We ended up spending a few evenings among Mississippi river stories - not forgetting the delicious Gumbo - recounting the tales of river tricksters that members of our team had the chance to meet.
There is vertiginous proximity in distant riverine landscapes and bodies of water.
River diaries ‘River Rights’
During our residency with ‘Natural Contract Lab’ by mid Tejo, we investigated one of the main environmental crimes in Portugal, connected with Celtejo cellulose factory pollution released in the river between 2015-18, causing an enormous number of fish to die and dark foamy waters to circulate for kilometres downriver.
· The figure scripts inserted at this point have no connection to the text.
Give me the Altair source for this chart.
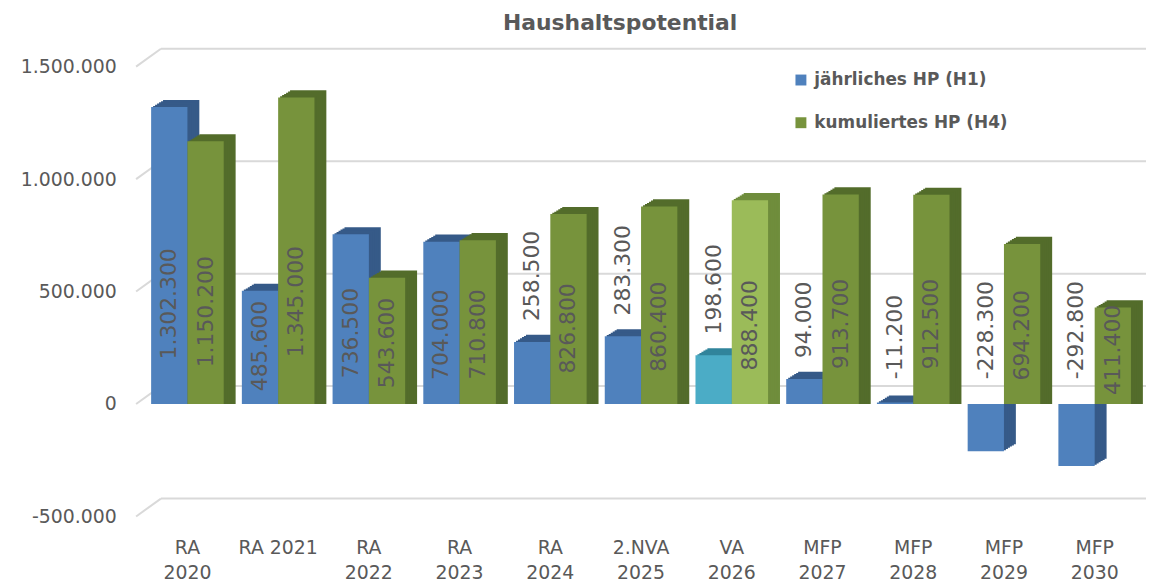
import altair as alt
import pandas as pd

# ---------------- data ----------------
categories = ["RA 2020", "RA 2021", "RA 2022", "RA 2023", "RA 2024", "2.NVA 2025",
              "VA 2026", "MFP 2027", "MFP 2028", "MFP 2029", "MFP 2030"]
series_names = ["jährliches HP (H1)", "kumuliertes HP (H4)"]
h1_values = [1302300, 485600, 736500, 704000, 258500, 283300, 198600, 94000, -11200, -228300, -292800]
h4_values = [1150200, 1345000, 543600, 710800, 826800, 860400, 888400, 913700, 912500, 694200, 411400]
highlight = ["VA 2026"]
nowrap = ["RA 2021"]
y_ticks = [-500000, 0, 500000, 1000000, 1500000]

rows = []
for i, c in enumerate(categories):
    for s, vals in zip(series_names, [h1_values, h4_values]):
        rows.append({"cat": c, "series": s, "value": vals[i],
                     "key": s + (" *" if c in highlight else "")})
df = pd.DataFrame(rows)
grid_df = pd.DataFrame({"v": y_ticks})

keys = [series_names[0], series_names[1], series_names[0] + " *", series_names[1] + " *"]
front_colors = ["#4F81BD", "#77933C", "#4BACC6", "#9BBB59"]
depth_colors = ["#365A88", "#536C2B", "#31849B", "#6F8D3C"]

FONT = "DejaVu Sans"
TXT = "#595959"
W, H = 1005, 453

nowrap_expr = " || ".join("datum.value == '%s'" % n for n in nowrap)
x_enc = alt.X("cat:N", sort=categories,
              scale=alt.Scale(paddingInner=0.2, paddingOuter=0.1),
              axis=alt.Axis(title=None, domain=False, ticks=False, labelAngle=0,
                            labelFont=FONT, labelFontSize=19, labelColor=TXT,
                            labelPadding=22, labelLineHeight=25,
                            labelExpr="(%s) ? datum.value : split(datum.value, ' ')" % nowrap_expr))


def xoff(shift=0):
    return alt.XOffset("series:N", sort=series_names,
                       scale=alt.Scale(type="band", domain=series_names,
                                       paddingInner=0, paddingOuter=0,
                                       range=[alt.ExprRef("%s" % shift),
                                              alt.ExprRef("bandwidth('x') + %s" % shift)]))


y_axis = alt.Axis(title=None, domain=False, ticks=False, grid=False, values=y_ticks,
                  labelFont=FONT, labelFontSize=19, labelColor=TXT, labelPadding=26,
                  labelExpr="replace(replace(replace(format(datum.value, ','), ',', '.'), ',', '.'), '\u2212', '-')")
y_scale = alt.Scale(domain=[-500000, 1500000], nice=False, zero=False)

# back-wall gridlines
grid = alt.Chart(grid_df).mark_rule(color="#D9D9D9", strokeWidth=2, yOffset=-18).encode(
    y=alt.Y("v:Q", scale=y_scale, axis=y_axis),
    x=alt.value(19), x2=alt.value(W + 6))
diag = alt.Chart(grid_df).mark_rule(color="#D9D9D9", strokeWidth=2, y2Offset=-18).encode(
    y=alt.Y("v:Q", scale=y_scale, axis=y_axis), y2="v:Q",
    x=alt.value(-6), x2=alt.value(19))

layers = [grid, diag]

# pseudo-3D depth layers
for k in range(6, 0, -1):
    layers.append(
        alt.Chart(df).mark_bar(yOffset=-4 - 1.2 * k).encode(
            x=x_enc, xOffset=xoff(2 * k),
            y=alt.Y("value:Q", scale=y_scale, axis=y_axis),
            y2=alt.datum(0),
            color=alt.Color("key:N", scale=alt.Scale(domain=keys, range=depth_colors), legend=None))
    )

front = alt.Chart(df).mark_bar(yOffset=-4).encode(
    x=x_enc, xOffset=xoff(0),
    y=alt.Y("value:Q", scale=y_scale, axis=y_axis),
    y2=alt.datum(0),
    color=alt.Color("key:N", scale=alt.Scale(domain=keys, range=front_colors),
                    legend=alt.Legend(values=series_names, title=None, orient="none",
                                      legendX=655, legendY=5, symbolType="square",
                                      symbolSize=121, symbolStrokeWidth=0, labelLimit=0,
                                      labelFont=FONT, labelFontSize=17, labelFontWeight="bold",
                                      labelColor=TXT, rowPadding=25, labelOffset=5)))
layers.append(front)

label_calc = "replace(replace(replace(format(datum.value, ','), ',', '.'), ',', '.'), '\u2212', '-')"

inside = alt.Chart(df).transform_filter("datum.value > 400000").transform_calculate(
    lbl=label_calc, ly="0.23 * datum.value").mark_text(
    angle=270, align="center", baseline="middle", dx=33, font=FONT, fontSize=22, color=TXT).encode(
    x=x_enc, xOffset=xoff(0),
    y=alt.Y("ly:Q", scale=y_scale, axis=y_axis),
    text="lbl:N")
outside = alt.Chart(df).transform_filter("datum.value <= 400000").transform_calculate(
    lbl=label_calc, ly="max(datum.value, 0)").mark_text(
    angle=270, align="left", baseline="middle", dx=25, font=FONT, fontSize=22, color=TXT).encode(
    x=x_enc, xOffset=xoff(0),
    y=alt.Y("ly:Q", scale=y_scale, axis=y_axis),
    text="lbl:N")
layers += [inside, outside]

chart = alt.layer(*layers).resolve_scale(color="independent", xOffset="independent").properties(
    width=W, height=H,
    autosize=alt.AutoSizeParams(type="none"),
    padding={"left": 135, "top": 57, "right": 6, "bottom": 66},
    background="white",
    title=alt.TitleParams("Haushaltspotential", font=FONT, fontSize=22, fontWeight="bold",
                          color=TXT, anchor="middle", dx=-21, offset=13),
).configure_view(stroke=None)

chart.save("out.html", embed_options={"renderer": "svg", "actions": False})
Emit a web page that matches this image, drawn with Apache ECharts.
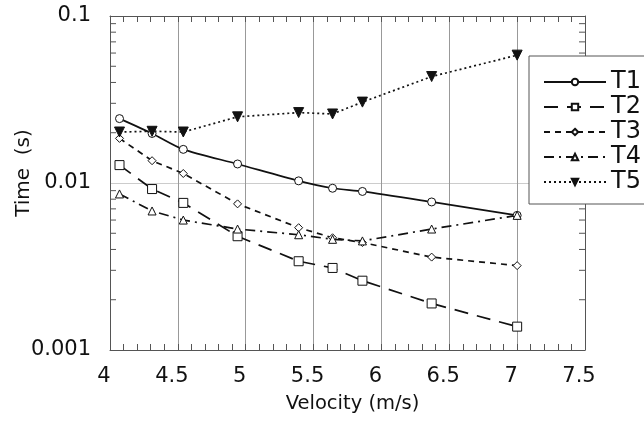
<!DOCTYPE html>
<html>
<head>
<meta charset="utf-8">
<script src="https://cdn.jsdelivr.net/npm/echarts@6/dist/echarts.min.js"></script>
<style>
  html, body { margin: 0; padding: 0; background: #fff; }
  #main { width: 644px; height: 422px; }
</style>
</head>
<body>
<div id="main"></div>
<script>
// velocity (m/s) of each measurement
var velocity = [4.07, 4.31, 4.54, 4.94, 5.39, 5.64, 5.86, 6.37, 7.0];
// time (s) per series
var t1 = [0.0243, 0.0198, 0.0159, 0.0130, 0.0103, 0.0093, 0.0089, 0.0077, 0.0064];
var t2 = [0.0128, 0.0092, 0.0076, 0.0048, 0.0034, 0.0031, 0.0026, 0.0019, 0.00138];
var t3 = [0.0185, 0.0136, 0.0114, 0.0075, 0.0054, 0.0047, 0.0044, 0.0036, 0.0032];
var t4 = [0.0086, 0.0068, 0.0060, 0.0053, 0.0049, 0.0046, 0.0045, 0.0053, 0.0064];
var t5 = [0.0202, 0.0204, 0.0202, 0.0249, 0.0264, 0.0259, 0.0305, 0.0434, 0.0583];
var seriesNames = ['T1', 'T2', 'T3', 'T4', 'T5'];
// y tick labels (log axis) and the minor ticks of each decade
var yLabels = ['0.001', '0.01', '0.1'];
var yMinor = [0.002, 0.003, 0.004, 0.005, 0.006, 0.007, 0.008, 0.009,
              0.02, 0.03, 0.04, 0.05, 0.06, 0.07, 0.08, 0.09];

function pairs(ys) {
  var out = [];
  for (var i = 0; i < velocity.length; i++) out.push([velocity[i], ys[i]]);
  return out;
}

var FONT = 'DejaVu Sans';
var black = '#111';
var frame = '#555';

function lineSeries(name, ys, dash, symbol, size, filled, rotate, smooth) {
  return {
    name: name,
    type: 'line',
    data: pairs(ys),
    smooth: smooth || false,
    symbol: symbol,
    symbolSize: size,
    symbolRotate: rotate || 0,
    showAllSymbol: true,
    lineStyle: { color: black, width: 1.7, type: dash },
    itemStyle: { color: filled ? black : '#fff', borderColor: black, borderWidth: 1 },
    z: 3
  };
}

var series = [
  lineSeries('T1', t1, 'solid', 'circle', 8, false, 0, 0.25),
  lineSeries('T2', t2, [14, 9], 'rect', 9, false),
  lineSeries('T3', t3, [6, 5], 'diamond', 8, false),
  lineSeries('T4', t4, [10, 5, 2, 5], 'triangle', 8, false),
  lineSeries('T5', t5, [2, 3], 'triangle', 10, true, 180),
  {
    // minor ticks of the log axis, drawn on both the left and right frame
    type: 'custom',
    silent: true,
    data: yMinor,
    encode: { x: -1, y: 0 },
    renderItem: function (params, api) {
      var v = api.value(0);
      var l = api.coord([4, v]);
      var r = api.coord([7.5, v]);
      var st = { stroke: frame, lineWidth: 1 };
      return {
        type: 'group',
        children: [
          { type: 'line', shape: { x1: l[0], y1: l[1], x2: l[0] + 6, y2: l[1] }, style: st },
          { type: 'line', shape: { x1: r[0], y1: r[1], x2: r[0] - 6, y2: r[1] }, style: st }
        ]
      };
    },
    z: 1
  }
];

var option = {
  animation: false,
  backgroundColor: '#fff',
  textStyle: { fontFamily: FONT },
  grid: { left: 110, right: 59, top: 16, bottom: 72, containLabel: false, outerBoundsMode: 'none' },
  legend: {
    data: seriesNames,
    orient: 'vertical',
    left: 529,
    top: 56,
    itemWidth: 62,
    itemHeight: 8,
    itemGap: 1,
    padding: [14, 60, 10, 14],
    backgroundColor: '#fff',
    borderColor: frame,
    borderWidth: 1,
    textStyle: { fontFamily: FONT, fontSize: 24, color: black, lineHeight: 20 }
  },
  xAxis: [{
    type: 'value',
    min: 4,
    max: 7.5,
    interval: 0.5,
    name: 'Velocity (m/s)',
    nameLocation: 'middle',
    nameGap: 44,
    nameTextStyle: { fontFamily: FONT, fontSize: 19.5, color: black, padding: [0, 0, 0, 10] },
    axisLine: { show: true, onZero: false, lineStyle: { color: frame, width: 1 } },
    axisTick: { show: true, inside: true, length: 6, lineStyle: { color: frame } },
    minorTick: { show: true, splitNumber: 5, length: 6, lineStyle: { color: frame } },
    axisLabel: {
      margin: 16,
      fontFamily: FONT,
      fontSize: 21,
      color: black,
      padding: [0, 12, 0, 0],
      formatter: function (v) { return String(v); }
    },
    splitLine: { show: true, lineStyle: { color: '#999', width: 1 } }
  }, {
    type: 'value',
    position: 'top',
    min: 4,
    max: 7.5,
    interval: 0.5,
    axisLine: { show: true, onZero: false, lineStyle: { color: frame, width: 1 } },
    axisTick: { show: true, inside: true, length: 6, lineStyle: { color: frame } },
    minorTick: { show: true, splitNumber: 5, length: 6, lineStyle: { color: frame } },
    axisLabel: { show: false },
    splitLine: { show: false }
  }],
  yAxis: [{
    type: 'log',
    logBase: 10,
    min: 0.001,
    max: 0.1,
    name: 'Time  (s)',
    nameLocation: 'middle',
    nameGap: 76,
    nameMoveOverlap: false,
    nameTextStyle: { fontFamily: FONT, fontSize: 20, color: black, padding: [0, 0, 0, 20] },
    axisLine: { show: true, onZero: false, lineStyle: { color: frame, width: 1 } },
    axisTick: { show: false },
    axisLabel: {
      margin: 19,
      fontFamily: FONT,
      fontSize: 21,
      color: black,
      formatter: function (v) {
        var e = Math.round(Math.log(v) / Math.LN10);
        return yLabels[e + 3];
      }
    },
    splitLine: { show: true, lineStyle: { color: '#ccc', width: 1 } }
  }, {
    type: 'log',
    logBase: 10,
    min: 0.001,
    max: 0.1,
    position: 'right',
    axisLine: { show: true, onZero: false, lineStyle: { color: frame, width: 1 } },
    axisTick: { show: false },
    axisLabel: { show: false },
    splitLine: { show: false }
  }],
  series: series
};

var myChart = echarts.init(document.getElementById('main'), null, { renderer: 'canvas' });
myChart.setOption(option);
</script>
</body>
</html>
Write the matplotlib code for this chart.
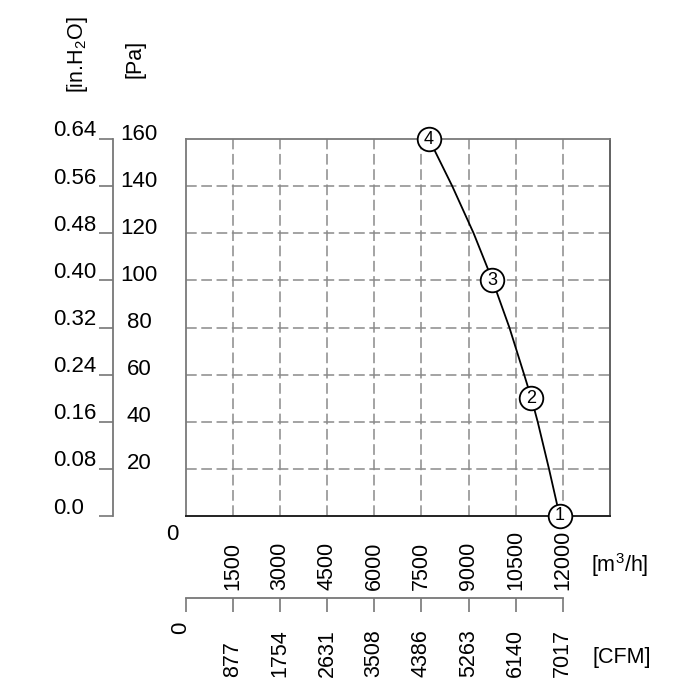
import matplotlib
matplotlib.use("Agg")
import matplotlib.pyplot as plt
from matplotlib.transforms import blended_transform_factory, offset_copy

# ---------------- data ----------------
flow_curve = [7743, 8483, 9163, 9763, 10300, 10770, 11000, 11200, 11560, 11900]   # m3/h
pres_curve = [160, 140, 120, 100, 80, 60, 50, 40, 20, 0]                          # Pa
pt_flow = [11900, 11000, 9763, 7743]
pt_pres = [0, 50, 100, 160]
pt_label = ["1", "2", "3", "4"]

m3h_ticks = [0, 1500, 3000, 4500, 6000, 7500, 9000, 10500, 12000]
m3h_labels = ["0", "1500", "3000", "4500", "6000", "7500", "9000", "10500", "12000"]
cfm_labels = ["0", "877", "1754", "2631", "3508", "4386", "5263", "6140", "7017"]
pa_ticks = [0, 20, 40, 60, 80, 100, 120, 140, 160]
pa_labels = ["", "20", "40", "60", "80", "100", "120", "140", "160"]
inh2o_labels = ["0.0", "0.08", "0.16", "0.24", "0.32", "0.40", "0.48", "0.56", "0.64"]

# ---------------- style ----------------
plt.rcParams['font.family'] = ['Liberation Sans', 'DejaVu Sans']
plt.rcParams['mathtext.fontset'] = 'custom'
plt.rcParams['mathtext.rm'] = 'Liberation Sans'
plt.rcParams['mathtext.default'] = 'regular'

W, H = 700, 698
fig = plt.figure(figsize=(W / 100, H / 100), dpi=100)

def fx(px):
    return px / W

def fy(py):
    return 1 - py / H

L, R, T, B = 185.5, 610, 139, 516
ax = fig.add_axes([fx(L), fy(B), fx(R - L), (B - T) / H])
ax.set_xlim(0, 13500)
ax.set_ylim(0, 160)
ax.set_xticks(m3h_ticks[1:])
ax.set_yticks(pa_ticks[1:-1])
ax.tick_params(length=0, labelbottom=False, labelleft=False)
ax.grid(True, color='#8a8a8a', lw=1.1, ls=(0, (7, 3)))
for s in ['left', 'top']:
    ax.spines[s].set_color('#7a7a7a')
    ax.spines[s].set_linewidth(1.3)
ax.spines['right'].set_color('#555555')
ax.spines['right'].set_linewidth(1.3)
ax.spines['bottom'].set_color('#222222')
ax.spines['bottom'].set_linewidth(1.4)

# curve
ax.plot(flow_curve, pres_curve, color='black', lw=1.3, zorder=3)
ax.scatter(pt_flow, pt_pres, s=17 ** 2, facecolors='white', edgecolors='black',
           linewidths=1.3, zorder=4, clip_on=False)
for f, p, t in zip(pt_flow, pt_pres, pt_label):
    ax.text(f, p, t, ha='center', va='center', fontsize=13, zorder=5)

# left pressure axis (spine with ticks)
axl = fig.add_axes([fx(113), fy(B), 0.0001, (B - T) / H])
axl.set_ylim(0, 160)
axl.set_xticks([])
axl.set_yticks(pa_ticks)
axl.tick_params(axis='y', direction='out', length=10, width=1.2, color='#777777', labelleft=False)
for s in ['right', 'top', 'bottom']:
    axl.spines[s].set_visible(False)
axl.spines['left'].set_color('#777777')
axl.spines['left'].set_linewidth(1.3)
axl.patch.set_visible(False)

tr_y = blended_transform_factory(fig.transFigure, ax.transData)
tr_y_in = offset_copy(tr_y, fig=fig, x=0, y=8, units='dots')
tr_y_pa = offset_copy(tr_y, fig=fig, x=0, y=5, units='dots')
for p, lab in zip(pa_ticks, inh2o_labels):
    fig.text(fx(53), p, lab, transform=tr_y_in, ha='left', va='center', fontsize=16)
for p, lab in zip(pa_ticks, pa_labels):
    if lab:
        fig.text(fx(139), p, lab, transform=tr_y_pa, ha='center', va='center', fontsize=16)

fig.text(fx(77), fy(55), r'[in.H$_2$O]', rotation=90, ha='center', va='center', fontsize=15.5)
fig.text(fx(135), fy(59), '[Pa]', rotation=90, ha='center', va='center', fontsize=15.5)

# bottom m3/h labels
tr_x = blended_transform_factory(ax.transData, fig.transFigure)
fig.text(fx(172), fy(534), m3h_labels[0], ha='center', va='center', fontsize=16)
for f, lab in zip(m3h_ticks[1:], m3h_labels[1:]):
    fig.text(f, fy(590), lab, transform=tr_x, rotation=90, ha='center', va='bottom', fontsize=15.5)
fig.text(fx(620), fy(565), r'[m$^3$/h]', ha='center', va='center', fontsize=15.5)

# CFM axis
axc = fig.add_axes([fx(L), fy(598), fx(R - L), 0.0001])
axc.set_xlim(0, 13500)
axc.set_yticks([])
axc.set_xticks(m3h_ticks)
axc.tick_params(axis='x', direction='out', length=10, width=1.2, color='#777777', labelbottom=False)
for s in ['left', 'right', 'top']:
    axc.spines[s].set_visible(False)
axc.spines['bottom'].set_bounds(0, 12000)
axc.spines['bottom'].set_color('#777777')
axc.spines['bottom'].set_linewidth(1.3)
axc.patch.set_visible(False)

fig.text(fx(181), fy(628), cfm_labels[0], rotation=90, ha='center', va='center', fontsize=16)
for f, lab in zip(m3h_ticks[1:], cfm_labels[1:]):
    fig.text(f, fy(677), lab, transform=tr_x, rotation=90, ha='center', va='bottom', fontsize=15.5)
fig.text(fx(622), fy(658), '[CFM]', ha='center', va='center', fontsize=15.5)

fig.savefig('out.png', dpi=100)
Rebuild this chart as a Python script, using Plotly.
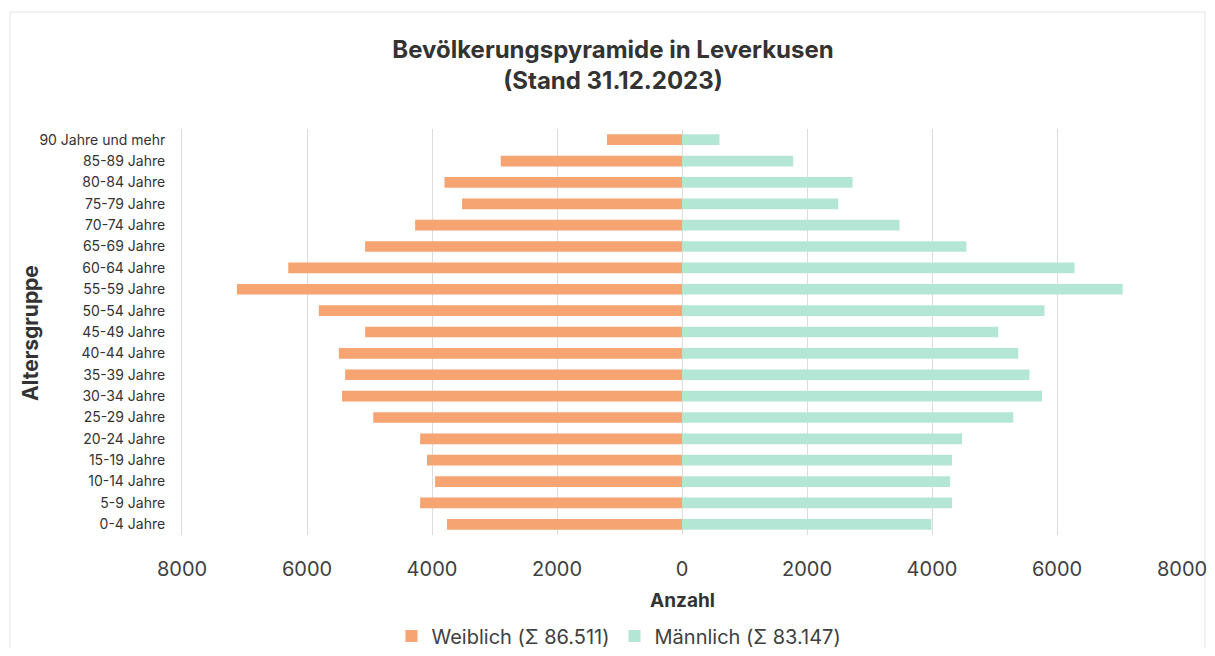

Celtejo is one of the main processors of eucalyptus wood, having strongly contributed to the State’s investment in intensive monoculture over the last decades, a fact that has harmed seriously soil fertility and is connected to the dantesque fires of 2017 where many lives were lost.
With ‘Natural Contract Lab’ we first study the riverine infrastructural landscape from the perspective of various stakeholders, mapping the entities involved in the hydrological cycle, and how it has been altered by industrial metabolisms and forms of communal dispossession. We do this by using walking as a methodology and exploring various sensing practices, listening exercises, as well as conducting interviews.
Studying closely various bodies of water in contact with local communities, artists, layers and activists, we debate the viability of river rights and other juridical forms, learning from the context of particular conflicts at sight. We then enter into a deep process of dealing with climate grief, through applying tools of restorative justice and communal healing.
Where does a river start and end?
And how can we rise and defend the many rivers we have lost?